= PAR thrust =

Method of propulsion

Power Augmented Ram thrust (or PAR thrust for short) is the use of displaced air in enhancing the air cushion under the wings or body of what is normally a Wing In Ground-effect or WIG craft. The system can also be used in surface effect ships to increase their top speed.

The configuration can use either the exhaust gases from jet engines or propellers slipstream from either the main engines or special assist engines. This accelerated air is then either ducted, deflected or directed in such a manner that it will pass underneath the wing or body and assist in the creation of an air cushion. The purpose of using PAR thrust is to allow the craft to take off at lower speeds than those required if the system was not used.

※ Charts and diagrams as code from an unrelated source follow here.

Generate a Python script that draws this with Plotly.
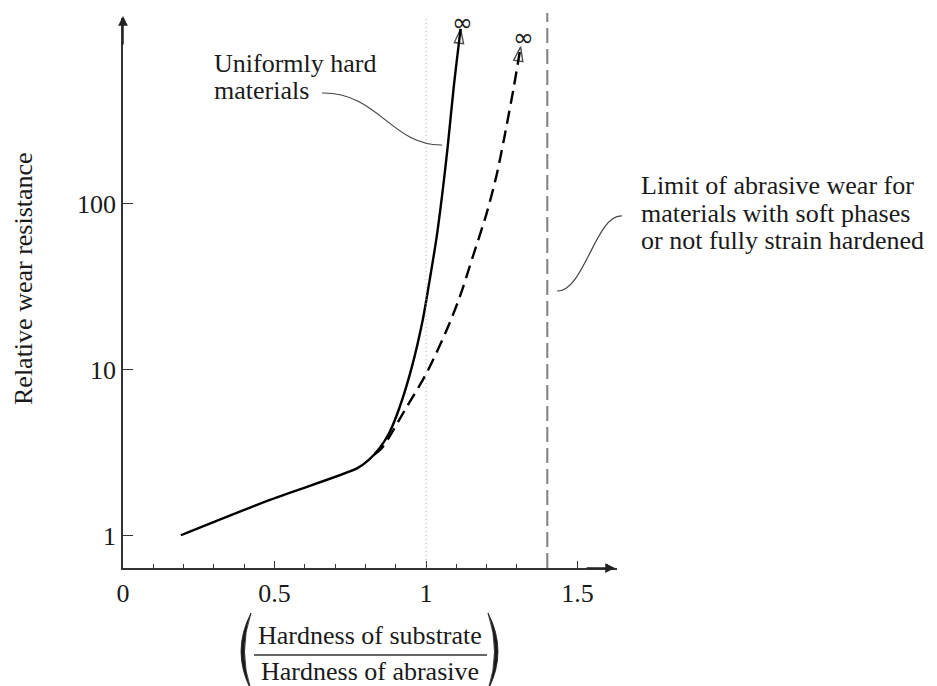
import plotly.graph_objects as go

# ---------------- data ----------------
solid_x = [0.191, 0.485, 0.775, 0.811, 0.847, 0.880, 0.913, 0.953, 0.989, 1.012, 1.035, 1.055, 1.072, 1.091, 1.114]
solid_y = [1.01, 1.65, 2.57, 2.87, 3.39, 4.23, 5.98, 10.4, 20.0, 34.9, 63.3, 121, 227, 500, 1133]

dashed_x = [0.83, 0.857, 0.936, 1.002, 1.068, 1.111, 1.154, 1.200, 1.233, 1.263, 1.289, 1.312]
dashed_y = [3.1, 3.44, 5.98, 9.6, 17.4, 27.5, 48, 88, 150, 279, 500, 883]

limit_x = 1.4          # limit for materials with soft phases
unit_x = 1.0           # hardness ratio = 1

x_tickvals = [0, 0.5, 1, 1.5]
x_ticktext = ["0", "0.5", "1", "1.5"]
y_tickvals = [1, 10, 100]
y_ticktext = ["1", "10", "100"]

label_uniform = ["Uniformly hard", "materials"]
label_limit = ["Limit of abrasive wear for", "materials with soft phases", "or not fully strain hardened"]
label_y = "Relative wear resistance"
label_num = "Hardness of substrate"
label_den = "Hardness of abrasive"

# ---------------- layout geometry (reference pixel frame) ----------------
OX, OY = 8, 8                      # page body offset
W, H = 937 - 2 * OX, 686 - OY
L, T = 123, 18                     # plot-area left / top in page pixels
PW, PH = 494, 550
FONT = "Liberation Serif"
FS = 26
INK = "#1a1a1a"


def px(x):
    return (x - L) / PW


def py(y):
    return (T + PH - y) / PH


fig = go.Figure()

arrow_marker = dict(symbol="arrow-open", angleref="previous", color="black",
                    line=dict(width=1.4, color="black"))

fig.add_trace(go.Scatter(
    x=solid_x, y=solid_y, mode="lines+markers",
    line=dict(color="black", width=2.4, shape="spline", smoothing=0.8),
    marker=dict(size=[0] * (len(solid_x) - 1) + [15], **arrow_marker),
    showlegend=False, hoverinfo="skip", cliponaxis=False,
))
fig.add_trace(go.Scatter(
    x=dashed_x, y=dashed_y, mode="lines+markers",
    line=dict(color="black", width=2.4, dash="13px,7px", shape="spline", smoothing=0.8),
    marker=dict(size=[0] * (len(dashed_x) - 1) + [15], **arrow_marker),
    showlegend=False, hoverinfo="skip", cliponaxis=False,
))

shapes = []
# reference lines
shapes.append(dict(type="line", xref="x", yref="paper", x0=unit_x, x1=unit_x, y0=0, y1=py(16),
                   line=dict(color="#b0b0b0", width=1, dash="1px,3px")))
shapes.append(dict(type="line", xref="x", yref="paper", x0=limit_x, x1=limit_x, y0=0, y1=py(13),
                   line=dict(color="#808080", width=2, dash="15px,6px")))


def bez(p0, c1, c2, p1):
    return "M{},{} C{},{} {},{} {},{}".format(px(p0[0]), py(p0[1]), px(c1[0]), py(c1[1]),
                                             px(c2[0]), py(c2[1]), px(p1[0]), py(p1[1]))


# leader lines
shapes.append(dict(type="path", xref="paper", yref="paper",
                   path=bez((322, 93), (378, 92), (392, 146), (442, 145)),
                   line=dict(color="#444", width=1.2)))
shapes.append(dict(type="path", xref="paper", yref="paper",
                   path=bez((622, 216), (596, 214), (584, 292), (557, 291)),
                   line=dict(color="#444", width=1.2)))


# parentheses of the fraction
def paren(tip_x, out_c, in_c, top, bot):
    mid = (top + bot) / 2
    return "M{},{} Q{},{} {},{} Q{},{} {},{} Z".format(
        px(tip_x), py(top), px(out_c), py(mid), px(tip_x), py(bot),
        px(in_c), py(mid), px(tip_x), py(top))


shapes.append(dict(type="path", xref="paper", yref="paper",
                   path=paren(251, 231, 238, 613, 690), fillcolor=INK,
                   line=dict(color=INK, width=0.8)))
shapes.append(dict(type="path", xref="paper", yref="paper",
                   path=paren(488, 508, 501, 613, 690), fillcolor=INK,
                   line=dict(color=INK, width=0.8)))
# fraction bar
shapes.append(dict(type="line", xref="paper", yref="paper", x0=px(254), x1=px(487), y0=py(655), y1=py(655),
                   line=dict(color="#333", width=1.5)))

annotations = []
# axis arrows
annotations.append(dict(x=0, y=py(16), xref="paper", yref="paper", text="", showarrow=True,
                        ax=0, ay=30, arrowhead=2, arrowsize=1.3, arrowwidth=1.5, arrowcolor="#222"))
annotations.append(dict(x=px(615), y=0, xref="paper", yref="paper", text="", showarrow=True,
                        ax=-30, ay=0, arrowhead=2, arrowsize=1.3, arrowwidth=1.5, arrowcolor="#222"))
# infinity symbols
for cx, cy in [(462, 23), (523, 37)]:
    annotations.append(dict(x=px(cx), y=py(cy), xref="paper", yref="paper", text="∞", showarrow=False,
                            xanchor="center", yanchor="middle",
                            font=dict(size=25, color=INK, family="DejaVu Sans")))
# labels
for i, line in enumerate(label_uniform):
    annotations.append(dict(x=px(212), y=py(64 + 27 * i), xref="paper", yref="paper", text=line,
                            showarrow=False, xanchor="left", yanchor="middle", align="left",
                            font=dict(size=FS, color=INK, family=FONT)))
for i, line in enumerate(label_limit):
    annotations.append(dict(x=px(639), y=py(186 + 27.5 * i), xref="paper", yref="paper", text=line,
                            showarrow=False, xanchor="left", yanchor="middle", align="left",
                            font=dict(size=FS, color=INK, family=FONT)))
annotations.append(dict(x=px(24), y=py(279), xref="paper", yref="paper", text=label_y,
                        showarrow=False, textangle=-90, xanchor="center", yanchor="middle",
                        font=dict(size=FS, color=INK, family=FONT)))
annotations.append(dict(x=px(370), y=py(635), xref="paper", yref="paper", text=label_num,
                        showarrow=False, xanchor="center", yanchor="middle",
                        font=dict(size=FS, color=INK, family=FONT)))
annotations.append(dict(x=px(370), y=py(672), xref="paper", yref="paper", text=label_den,
                        showarrow=False, xanchor="center", yanchor="middle",
                        font=dict(size=FS, color=INK, family=FONT)))

fig.update_layout(
    width=W, height=H,
    margin=dict(l=L - OX, r=W - (L - OX) - PW, t=T - OY, b=H - (T - OY) - PH, autoexpand=False),
    paper_bgcolor="white", plot_bgcolor="white",
    font=dict(family=FONT, size=FS, color=INK),
    shapes=shapes, annotations=annotations,
    xaxis=dict(range=[0, 1.63], tickvals=x_tickvals, ticktext=x_ticktext,
               showline=True, linecolor="#333", linewidth=1.5, showgrid=False, zeroline=False,
               ticks="inside", ticklen=7, tickwidth=1.2, tickcolor="#333", ticklabelstandoff=1,
               minor=dict(dtick=0.1, tick0=0, ticks="inside", ticklen=4, tickwidth=1, tickcolor="#333",
                          showgrid=False),
               fixedrange=True),
    yaxis=dict(type="log", range=[-0.193, 3.12], tickvals=y_tickvals, ticktext=y_ticktext,
               showline=True, linecolor="#333", linewidth=1.5, showgrid=False, zeroline=False,
               ticks="inside", ticklen=10, tickwidth=1.2, tickcolor="#333", ticklabelstandoff=0,
               fixedrange=True),
)

fig.write_html("out.html")
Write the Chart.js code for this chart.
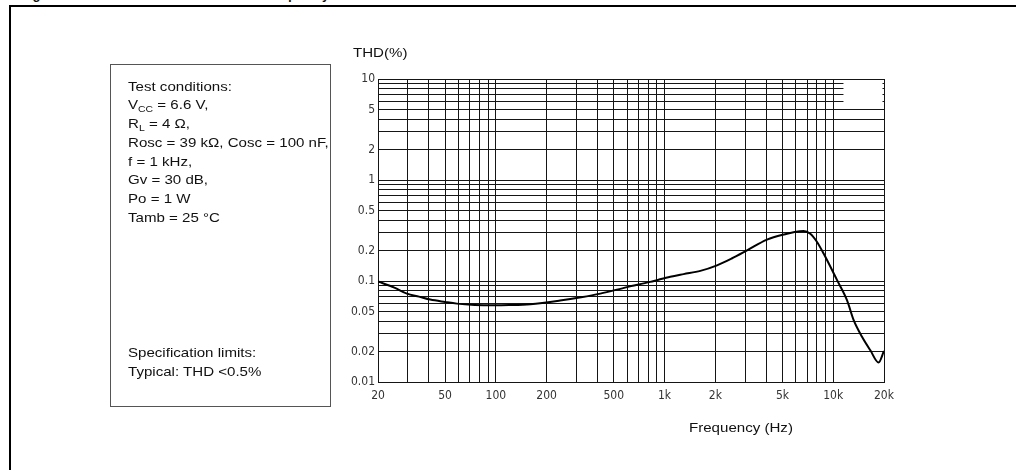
<!DOCTYPE html>
<html>
<head>
<meta charset="utf-8">
<script src="https://cdn.jsdelivr.net/npm/chart.js@4"></script>
<style>
  body { margin: 0; width: 1016px; height: 470px; overflow: hidden; background: #fff; position: relative; font-family: "Liberation Sans", Arial, sans-serif; color: #111; }
  #frame { position: absolute; left: 9px; top: 5px; width: 1100px; height: 600px; border-left: 2px solid #000; border-top: 2px solid #000; }
  #title { position: absolute; left: 21px; top: -13px; font: bold 13px/15px "Liberation Sans", Arial, sans-serif; white-space: nowrap; }
  #wrap { position: absolute; left: 0; top: 0; width: 1016px; height: 470px; }
  #cond { position: absolute; left: 110px; top: 64px; width: 221px; height: 343px; border: 1px solid #555; box-sizing: border-box; }
  .txt { position: absolute; font-size: 13px; line-height: 18.8px; white-space: nowrap; transform: scaleX(1.16); transform-origin: left center; }
  .txt div { height: 18.8px; }
  sub { font-size: 9px; line-height: 0; vertical-align: -3px; }
  #ytitle { left: 353px; top: 44px; }
  #xtitle { left: 689px; top: 419px; }
</style>
</head>
<body>
<div id="frame"></div>
<div id="title">Figure 10. Total harmonic distortion vs. frequency</div>
<div id="wrap"><canvas id="thdChart"></canvas></div>

<div id="cond">
  <div class="txt" style="left:17px; top:12.5px;">
    <div>Test conditions:</div>
    <div>V<sub>CC</sub> = 6.6 V,</div>
    <div>R<sub>L</sub> = 4 &Omega;,</div>
    <div>Rosc = 39 k&Omega;, Cosc = 100 nF,</div>
    <div>f = 1 kHz,</div>
    <div>Gv = 30 dB,</div>
    <div>Po = 1 W</div>
    <div>Tamb = 25 &deg;C</div>
  </div>
  <div class="txt" style="left:17px; top:279px;">
    <div>Specification limits:</div>
    <div>Typical: THD &lt;0.5%</div>
  </div>
</div>
<div class="txt" id="ytitle">THD(%)</div>
<div class="txt" id="xtitle">Frequency (Hz)</div>

<script>
// Curve (Hz, %)
const freqHz = [20, 25, 29.7, 35, 40.8, 50, 58.7, 75, 97, 120, 160, 240, 320, 416, 599, 822, 921, 1081, 1297, 1630, 2047, 2500, 3083, 4050, 5320, 5900, 6670, 7310, 8000, 8770, 10540, 12080, 13220, 14840, 16600, 18580, 20000];
const thdPct = [0.099, 0.086, 0.075, 0.07, 0.0655, 0.062, 0.0597, 0.058, 0.0575, 0.0578, 0.059, 0.064, 0.069, 0.075, 0.087, 0.098, 0.103, 0.11, 0.117, 0.126, 0.143, 0.167, 0.201, 0.257, 0.294, 0.306, 0.313, 0.294, 0.245, 0.187, 0.102, 0.0644, 0.041, 0.0279, 0.0206, 0.0156, 0.0203];

// Axis labels
const xTickValues = [20, 50, 100, 200, 500, 1000, 2000, 5000, 10000, 20000];
const xTickLabels = ["20", "50", "100", "200", "500", "1k", "2k", "5k", "10k", "20k"];
const yTickValues = [10, 5, 2, 1, 0.5, 0.2, 0.1, 0.05, 0.02, 0.01];
const yTickLabels = ["10", "5", "2", "1", "0.5", "0.2", "0.1", "0.05", "0.02", "0.01"];

const X_MIN = 20, X_MAX = 20000;
const Y_MIN = 0.01, Y_MAX = 10;

// log grid: 1..9 in each decade
function logGrid(min, max) {
  const out = [];
  for (let e = -3; e <= 5; e++) {
    for (let m = 1; m <= 9; m++) {
      const v = Number((m * Math.pow(10, e)).toPrecision(3));
      if (v >= min * 0.999 && v <= max * 1.001) out.push(v);
    }
  }
  if (out.indexOf(max) < 0) out.push(max);
  return out;
}

function labelFor(values, labels, v) {
  const i = values.findIndex(t => Math.abs(t - v) / t < 1e-6);
  return i >= 0 ? labels[i] : "";
}

const tickFont = { family: "'Liberation Sans Narrow', 'Arial Narrow', 'DejaVu Sans Condensed', sans-serif", size: 12 };
const gridColor = "#151515";

// blank patch in the upper-right corner of the plot
const cornerPatch = {
  id: "cornerPatch",
  beforeDatasetsDraw(chart) {
    const { ctx, chartArea, scales } = chart;
    const x0 = scales.x.getPixelForValue(11500);
    const y0 = scales.y.getPixelForValue(9.5);
    const y1 = scales.y.getPixelForValue(5.1);
    ctx.save();
    ctx.fillStyle = "#fff";
    ctx.fillRect(x0, y0, chartArea.right - 1.5 - x0, y1 - y0);
    ctx.restore();
  }
};

const ctx = document.getElementById("thdChart").getContext("2d");
new Chart(ctx, {
  type: "line",
  data: {
    datasets: [{
      data: freqHz.map((f, i) => ({ x: f, y: thdPct[i] })),
      borderColor: "#000",
      borderWidth: 2,
      pointRadius: 0,
      cubicInterpolationMode: "monotone",
      fill: false
    }]
  },
  options: {
    responsive: true,
    maintainAspectRatio: false,
    animation: false,
    layout: { padding: { left: 338, top: 79, right: 132, bottom: 63 } },
    plugins: { legend: { display: false }, tooltip: { enabled: false } },
    scales: {
      x: {
        type: "logarithmic",
        min: X_MIN,
        max: X_MAX,
        afterBuildTicks: axis => { axis.ticks = logGrid(X_MIN, X_MAX).map(v => ({ value: v })); },
        afterFit: axis => { axis.height = 25; },
        ticks: {
          autoSkip: false,
          maxRotation: 0,
          padding: 7,
          color: "#333",
          font: tickFont,
          callback: v => labelFor(xTickValues, xTickLabels, v)
        },
        grid: { color: gridColor, lineWidth: 1, drawTicks: false },
        border: { color: gridColor, width: 1 }
      },
      y: {
        type: "logarithmic",
        min: Y_MIN,
        max: Y_MAX,
        afterBuildTicks: axis => { axis.ticks = logGrid(Y_MIN, Y_MAX).map(v => ({ value: v })); },
        afterFit: axis => { axis.width = 40; },
        ticks: {
          autoSkip: false,
          padding: 3,
          color: "#333",
          font: tickFont,
          callback: v => labelFor(yTickValues, yTickLabels, v)
        },
        grid: { color: gridColor, lineWidth: 1, drawTicks: false },
        border: { color: gridColor, width: 1 }
      }
    }
  },
  plugins: [cornerPatch]
});
</script>
</body>
</html>
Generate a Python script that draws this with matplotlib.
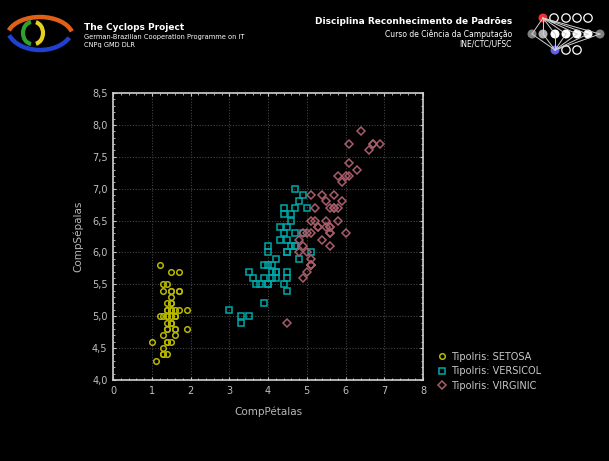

Some craft only use PAR thrust during takeoff; notable examples of this are the KM and Lun Ekranoplanes that situated their jet engines forward of the wing and deflected the thrust downwards under the wing. Once airborne and at a speed where sufficient lift was generated by the wing alone, the deflection could be removed. The KM required 10 turbojets to have enough power to take off, 8 of them operating in PAR mode; once in level flight, the engines could be throttled back extensively or some of them even shut off.

A notable spin-off of this technique was the A-90 Orlyonok ekranoplan, which was powered in flight by a massive Kuznetsov NK-12 turboprop (by far the most powerful ever built), and required two large turbofans embedded in the nose for take-off, whose ducts pointed permanently downwards under the wings to provide PAR thrust. These engines were shut down during flight to reduce fuel consumption.

Some other craft such as Burt Rutan's PARLC (Power Augmented Ram Landing Craft), Russian Strizh PE-201, Volga 2, Ivolga and other WIG craft use this system. Boats that use this system (surface effect ships) require permanent use of PAR thrust in order to achieve enough lift for normal operation.